According to the Eurozone growth outlook presented by Danske Bank analysts, recession discussions are premature and expect the expansion to continue over the next two years, but at a slower pace in light of the maturing state of the business cycle and fading global trade growth.
“We expect GDP growth to reach 1.6% in 2019 (1.7% previously), before easing to potential growth at 1.5% by 2020. Although we expect net exports to exert a drag on growth due to a rougher global trade environment as well as the strong euro in effective terms (having appreciated by around 5% this year), we project domestic demand to make up for the weakness. Especially private consumption growth will accelerate, in our view, driven by rising real wage growth as higher negotiated wages and abating energy price inflation boost households’ wallets. Wage growth is expected to reach 2.4% in 2020, driven by increasing labour shortages and further improvements in the labour market with the unemployment rate falling to 7.5% by 2020.”

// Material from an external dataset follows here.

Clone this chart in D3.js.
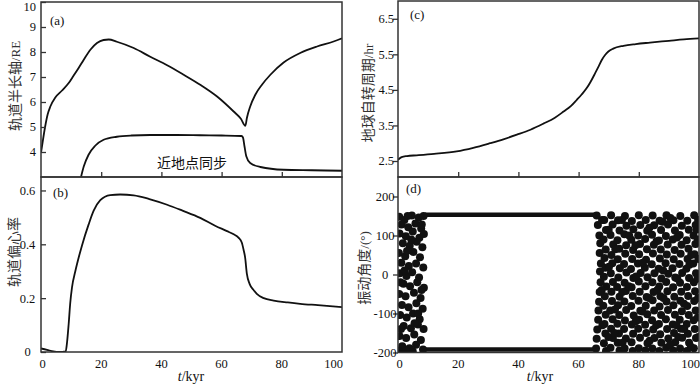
<!DOCTYPE html>
<html><head><meta charset="utf-8">
<script src="https://cdn.jsdelivr.net/npm/d3@7"></script>
<style>body{margin:0;background:#fff}</style>
</head><body><svg id="c" width="700" height="387"></svg>
<script>
// ---------- data ----------
const xTicks = [0, 20, 40, 60, 80, 100];
const aTicks = [4, 5, 6, 7, 8, 9, 10];
const bTicks = [0, 0.2, 0.4, 0.6];
const cTicks = [2.5, 3.5, 4.5, 5.5, 6.5];
const dTicks = [-200, -100, 0, 100, 200];

// (a) semi-major axis
const tSemi = [0, 0.66, 1.4, 2.2, 3.1, 4.75, 7.0, 9.2, 10.8, 12.5, 14.2, 16.4, 18.6, 20.8, 22.5, 25.2, 30.8, 36.3, 41.9, 47.4, 52.9, 58.5, 64, 66.4, 67.9, 68.4, 69.5, 71.2, 73.4, 76.2, 80.6, 86.1, 91.7, 97.2, 100];
const vSemi = [3.97, 4.49, 5.03, 5.5, 5.82, 6.18, 6.46, 6.76, 7.05, 7.36, 7.69, 8.09, 8.36, 8.48, 8.5, 8.41, 8.16, 7.81, 7.47, 7.09, 6.69, 6.22, 5.62, 5.33, 5.05, 5.36, 5.82, 6.29, 6.69, 7.09, 7.58, 7.96, 8.22, 8.42, 8.55];
// (a) perigee-synchronous radius
const tPeri = [13.0, 14.2, 15.8, 18.0, 20.8, 25.2, 30, 36.3, 45, 52.9, 60, 66.6, 67.1, 67.6, 68.2, 69.5, 72.9, 80.6, 90, 100];
const vPeri = [2.85, 3.42, 3.89, 4.25, 4.49, 4.61, 4.66, 4.68, 4.68, 4.67, 4.66, 4.64, 4.58, 4.23, 3.83, 3.56, 3.4, 3.29, 3.27, 3.25];
// (b) eccentricity
const tEcc = [0, 2, 4.1, 6, 8.2, 8.6, 9.2, 9.7, 10.3, 11.4, 12.5, 13.6, 15.8, 17.5, 19.7, 23, 26.3, 30.8, 36, 41.9, 47, 52.9, 58, 61.8, 64, 65.6, 66.7, 67.3, 67.8, 68.4, 69.3, 70.5, 71.7, 74, 77.3, 82, 86.1, 92, 100];
const vEcc = [0.013, 0.008, 0.002, 0.0, 0.002, 0.03, 0.105, 0.18, 0.24, 0.3, 0.35, 0.395, 0.473, 0.525, 0.564, 0.583, 0.585, 0.582, 0.568, 0.547, 0.525, 0.498, 0.468, 0.449, 0.437, 0.425, 0.407, 0.38, 0.352, 0.29, 0.253, 0.232, 0.216, 0.2, 0.191, 0.184, 0.179, 0.174, 0.167];
// (c) Earth spin period
const tSpin = [0, 0.5, 1.2, 3, 6.2, 12, 19.5, 25, 30.6, 35, 39.5, 44, 48.3, 52, 55, 57.5, 59.4, 61, 62.7, 64, 65.5, 66.7, 67.7, 68.8, 69.9, 71.5, 74.9, 79, 83.7, 90, 95, 100];
const vSpin = [2.53, 2.57, 2.61, 2.64, 2.66, 2.7, 2.77, 2.87, 3.0, 3.11, 3.24, 3.38, 3.55, 3.71, 3.89, 4.05, 4.22, 4.37, 4.55, 4.73, 4.97, 5.17, 5.34, 5.48, 5.58, 5.66, 5.74, 5.79, 5.83, 5.88, 5.92, 5.95];
// (d) libration angle: locked bands
const tLock = [9, 66];
const vLockHigh = [153, 153];
const vLockLow = [-192, -192];
// (d) libration angle: circulating samples [t, angle]
const libration = [
[0.4,148],[2.1,140],[4.6,151],[6.9,146],[8.5,150],[1.2,128],[3.4,121],[5.8,131],[7.7,118],
[0.5,105],[2.6,98],[4.9,110],[7.1,94],[8.6,104],[1.6,80],[3.9,74],[6.2,84],[8.1,70],
[0.3,55],[2.4,47],[5.1,58],[7.3,44],[1.1,30],[3.6,22],[6.0,28],[8.4,18],
[0.6,3],[2.8,-4],[4.7,6],[7.0,-8],[1.8,-24],[4.0,-30],[6.4,-20],[8.6,-34],
[0.4,-50],[2.5,-56],[5.3,-47],[7.5,-60],[1.3,-78],[3.5,-84],[6.1,-74],[8.2,-88],
[0.7,-104],[2.9,-110],[5.0,-100],[7.2,-115],[1.9,-132],[4.3,-138],[6.6,-128],[8.5,-140],
[0.5,-158],[2.7,-163],[5.4,-154],[7.6,-168],[1.4,-184],[3.8,-189],[6.0,-180],[8.3,-192],
[0.3,-196],[4.9,-197],[2.6,-196],
[1.0,-140],[3.0,60],[5.5,-125],[7.8,-40],[2.2,10],[4.4,90],[6.7,-100],[3.2,150],[7.9,128],[0.8,-20],
[66.0,151],[66.4,127],[66.9,100],[67.2,80],[67.0,55],[67.4,28],[67.1,8],[67.3,-20],[67.0,-45],[66.8,-70],[66.6,-92],[66.5,-116],[66.2,-141],[66.0,-165],[65.8,-190],
[68.5,140],[69.1,114],[68.3,90],[69.0,64],[68.6,42],[68.9,17],[68.4,-6],[69.2,-31],[68.7,-56],[68.2,-80],[69.0,-103],[68.6,-127],[68.9,-151],[68.4,-176],[69.1,-196],
[70.8,152],[71.3,128],[70.6,101],[71.5,77],[70.9,50],[71.2,29],[70.7,3],[71.4,-19],[70.9,-44],[71.1,-68],[70.5,-92],[71.3,-115],[70.8,-139],[71.4,-163],[70.6,-188],
[73.1,139],[73.6,113],[72.9,88],[73.5,66],[73.0,39],[73.7,16],[73.2,-8],[72.8,-32],[73.6,-57],[73.1,-79],[73.5,-104],[72.9,-126],[73.4,-151],[73.0,-175],[73.6,-195],
[75.4,150],[75.9,125],[75.2,103],[75.8,75],[75.5,53],[75.1,27],[75.9,5],[75.3,-21],[75.7,-42],[75.2,-69],[75.8,-91],[75.4,-118],[75.1,-140],[75.7,-164],[75.3,-190],
[77.7,137],[78.2,116],[77.5,89],[78.1,63],[77.8,40],[77.4,14],[78.2,-9],[77.6,-33],[78.0,-55],[77.5,-81],[78.3,-105],[77.7,-128],[78.1,-152],[77.6,-174],[78.0,-196],
[80.0,152],[80.5,127],[79.8,100],[80.4,78],[80.1,52],[79.7,28],[80.6,4],[80.0,-18],[80.3,-44],[79.9,-67],[80.5,-93],[80.1,-116],[79.8,-139],[80.4,-162],[80.0,-189],
[82.3,140],[82.8,112],[82.1,91],[82.7,65],[82.4,38],[82.0,17],[82.9,-7],[82.2,-30],[82.6,-58],[82.3,-80],[82.8,-102],[82.1,-129],[82.5,-150],[82.9,-176],[82.2,-195],
[84.6,151],[85.1,126],[84.4,102],[85.0,76],[84.7,54],[84.3,26],[85.2,3],[84.5,-20],[84.9,-45],[84.6,-66],[85.1,-92],[84.4,-117],[84.8,-141],[85.2,-163],[84.5,-190],
[86.9,138],[87.4,114],[86.7,87],[87.3,64],[87.0,41],[86.6,15],[87.5,-10],[86.8,-31],[87.2,-56],[86.9,-82],[87.4,-104],[86.7,-127],[87.1,-153],[87.5,-175],[86.8,-196],
[89.2,152],[89.7,128],[89.0,99],[89.6,77],[89.3,51],[88.9,29],[89.8,2],[89.1,-19],[89.5,-43],[89.2,-69],[89.7,-91],[89.0,-115],[89.4,-140],[89.8,-164],[89.1,-188],
[91.5,139],[92.0,113],[91.3,90],[91.9,63],[91.6,39],[91.2,16],[92.1,-8],[91.4,-33],[91.8,-57],[91.5,-79],[92.0,-103],[91.3,-128],[91.7,-150],[92.1,-174],[91.4,-195],
[93.8,150],[94.3,125],[93.6,101],[94.2,76],[93.9,53],[93.5,27],[94.4,4],[93.7,-21],[94.1,-44],[93.8,-67],[94.3,-94],[93.6,-116],[94.0,-139],[94.4,-162],[93.7,-190],
[96.1,138],[96.6,115],[95.9,88],[96.5,66],[96.2,40],[95.8,15],[96.7,-9],[96.0,-32],[96.4,-55],[96.1,-81],[96.6,-104],[95.9,-127],[96.3,-152],[96.7,-175],[96.0,-196],
[98.4,152],[98.9,127],[98.2,100],[98.8,78],[98.5,52],[98.1,28],[99.0,3],[98.3,-20],[98.7,-43],[98.4,-68],[98.9,-92],[98.2,-117],[98.6,-140],[99.0,-163],[98.3,-189],
[99.7,140],[99.6,90],[99.8,40],[99.5,-10],[99.7,-60],[99.6,-110],[99.8,-160],
[67.8,140],[70.0,115],[72.2,65],[74.5,-45],[76.8,100],[79.0,-120],[81.3,30],[83.6,-170],[85.9,85],[88.2,-60],
[90.5,145],[92.8,-10],[95.1,-140],[97.4,50],[69.9,-160],[72.1,-90],[74.4,140],[76.6,-30],[78.9,75],[81.2,-95],
[83.5,120],[85.8,-130],[88.1,10],[90.4,-180],[92.7,95],[95.0,-75],[97.3,-185],[99.2,115],[70.1,20],[74.6,-175],
[79.1,-5],[83.4,-60],[87.9,135],[92.5,-130],[96.8,25],[67.9,-130],[67.7,-40],[71.9,-150],[86.2,-40],[93.1,-160]
];

// ---------- drawing ----------
const svg = d3.select('#c');
const SERIF = '"Liberation Serif","Times New Roman",serif';
const CJK = '"Noto Sans CJK SC","Noto Sans",sans-serif';
const INK = '#111', FRAME = '#333';

const xL = d3.scaleLinear().domain([0, 100]).range([41, 342]);
const xR = d3.scaleLinear().domain([0, 100]).range([398, 699]);
const yA = d3.scaleLinear().domain([3, 10]).range([177, 2]);
const yB = d3.scaleLinear().domain([0, 0.65]).range([352, 177]);
const yC = d3.scaleLinear().domain([2.05, 7]).range([177, 1]);
const yD = d3.scaleLinear().domain([-200, 250]).range([352.5, 177]);

const defs = svg.append('defs');
function clip(id, x, y) {
  defs.append('clipPath').attr('id', id).append('rect')
    .attr('x', x.range()[0]).attr('y', y.range()[1])
    .attr('width', x.range()[1] - x.range()[0]).attr('height', y.range()[0] - y.range()[1]);
  return 'url(#' + id + ')';
}

function yAxis(x, y, ticks, inward, fmt, labelX, anchor) {
  const g = svg.append('g').attr('transform', `translate(${x.range()[0]},0)`);
  g.call(d3.axisLeft(y).tickValues(ticks).tickSize(inward ? -5 : 5).tickFormat(''));
  g.select('.domain').remove();
  g.selectAll('line').attr('stroke', FRAME).attr('stroke-width', 1.3);
  svg.append('g').selectAll('text').data(ticks).join('text')
    .attr('x', labelX).attr('y', d => Math.max(y(d), 7)).attr('dy', '0.35em')
    .attr('text-anchor', anchor).attr('font-family', SERIF).attr('font-size', 12.5)
    .attr('fill', INK).text(fmt);
}
function xTickMarks(x, yPos) {
  const g = svg.append('g').attr('transform', `translate(0,${yPos})`);
  g.call(d3.axisBottom(x).tickValues(xTicks.slice(1, -1)).tickSize(-5).tickFormat(''));
  g.select('.domain').remove();
  g.selectAll('line').attr('stroke', FRAME).attr('stroke-width', 1.3);
}
function xLabels(x, yPos) {
  svg.append('g').selectAll('text').data(xTicks).join('text')
    .attr('x', (d, i) => i === xTicks.length - 1 ? x(d) + 1 : x(d) + (i === 0 ? 1.5 : 0))
    .attr('y', yPos).attr('text-anchor', (d, i) => i === xTicks.length - 1 ? 'end' : 'middle')
    .attr('font-family', SERIF).attr('font-size', 12.5).attr('fill', INK).text(d => d);
}
function frame(x, y) {
  svg.append('rect').attr('x', x.range()[0]).attr('y', y.range()[1])
    .attr('width', x.range()[1] - x.range()[0]).attr('height', y.range()[0] - y.range()[1])
    .attr('fill', 'none').attr('stroke', FRAME).attr('stroke-width', 1.5);
}
function curve(x, y, ts, vs, cp) {
  const pts = ts.map((t, i) => [t, vs[i]]);
  svg.append('path').datum(pts).attr('clip-path', cp)
    .attr('d', d3.line().x(d => x(d[0])).y(d => y(d[1])).curve(d3.curveMonotoneX))
    .attr('fill', 'none').attr('stroke', INK).attr('stroke-width', 1.8);
}
function yTitle(cx, cy, cjk, latin) {
  const t = svg.append('text').attr('transform', `translate(${cx},${cy}) rotate(-90)`)
    .attr('text-anchor', 'middle').attr('dy', '0.35em').attr('fill', '#333');
  t.append('tspan').attr('font-family', CJK).attr('font-size', 14).text(cjk);
  if (latin) t.append('tspan').attr('font-family', SERIF).attr('font-size', 13).text(latin);
}
function panelLabel(x, y, s) {
  svg.append('text').attr('x', x).attr('y', y).attr('font-family', SERIF)
    .attr('font-size', 13).attr('fill', INK).text(s);
}
function xTitle(cx, y) {
  const t = svg.append('text').attr('x', cx).attr('y', y).attr('text-anchor', 'middle')
    .attr('font-family', SERIF).attr('font-size', 14).attr('fill', INK);
  t.append('tspan').attr('font-style', 'italic').text('t');
  t.append('tspan').text('/kyr');
}

// Panel (a)
const cpA = clip('cpA', xL, yA);
curve(xL, yA, tSemi, vSemi, cpA);
curve(xL, yA, tPeri, vPeri, cpA);
svg.append('text').attr('x', 192).attr('y', yA(3.55)).attr('dy', '0.35em')
  .attr('text-anchor', 'middle').attr('font-family', CJK).attr('font-size', 14)
  .attr('fill', INK).text('近地点同步');
yAxis(xL, yA, aTicks, true, d => d, 36, 'end');
xTickMarks(xL, 177);
frame(xL, yA);
panelLabel(50, 25, '(a)');
yTitle(14, 86, '轨道半长轴', '/RE');

// Panel (b)
const cpB = clip('cpB', xL, yB);
curve(xL, yB, tEcc, vEcc, cpB);
yAxis(xL, yB, bTicks, true, d => d === 0 ? '0' : d3.format('.1f')(d), 27.5, 'middle');
frame(xL, yB);
panelLabel(53, 197, '(b)');
yTitle(13, 252, '轨道偏心率', '');
xLabels(xL, 368);
xTitle(191, 381);

// Panel (c)
const cpC = clip('cpC', xR, yC);
curve(xR, yC, tSpin, vSpin, cpC);
yAxis(xR, yC, cTicks, false, d => d3.format('.1f')(d), 394, 'end');
xTickMarks(xR, 177);
frame(xR, yC);
panelLabel(410, 19, '(c)');
yTitle(367, 93, '地球自转周期', '/hr');

// Panel (d)
const cpD = clip('cpD', xR, yD);
const gD = svg.append('g').attr('clip-path', cpD);
[vLockHigh, vLockLow].forEach(vs => {
  gD.append('path').datum(tLock.map((t, i) => [t, vs[i]]))
    .attr('d', d3.line().x(d => xR(d[0])).y(d => yD(d[1])))
    .attr('stroke', INK).attr('stroke-width', 4.5).attr('fill', 'none');
});
gD.selectAll('circle').data(libration).join('circle')
  .attr('cx', d => xR(d[0])).attr('cy', d => yD(d[1])).attr('r', 4).attr('fill', INK);
yAxis(xR, yD, dTicks, false, d => d, 385, 'middle');
frame(xR, yD);
panelLabel(406, 193, '(d)');
yTitle(363, 268, '振动角度', '/(°)');
xLabels(xR, 368);
xTitle(540, 381);
</script></body></html>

“The euro area economy is currently faced with multiple headwinds both internally and externally. The biggest risk, in our view, stems from renewed trade tensions both between the US and EU as well as China, which could further weigh on sentiment and, according to the IMF, dent euro area growth by up to 0.4pp by 2020. However, risks also loom from a disorderly Brexit, renewed EM turmoil and domestic political risks spilling over to tighter financial conditions, notably in Italy. Progress on reforms to strengthen the EMU has been disappointing so far and the schedule risks being further delayed by political uncertainty flaring up again in Germany and European parliament elections looming in May 2019, where Eurosceptic parties are expected to gain even more prominence.”
“The euro area inflation outlook has brightened due to accelerating wage growth and we expect core inflation to continue its gradual upward trend in the coming years.”
“The ECB is slowly exiting crisis mode and we project the first 20bp deposit rate hike by December 2019. In 2020, we expect the ECB to continue its policy normalisation, albeit at a relatively sedate pace.”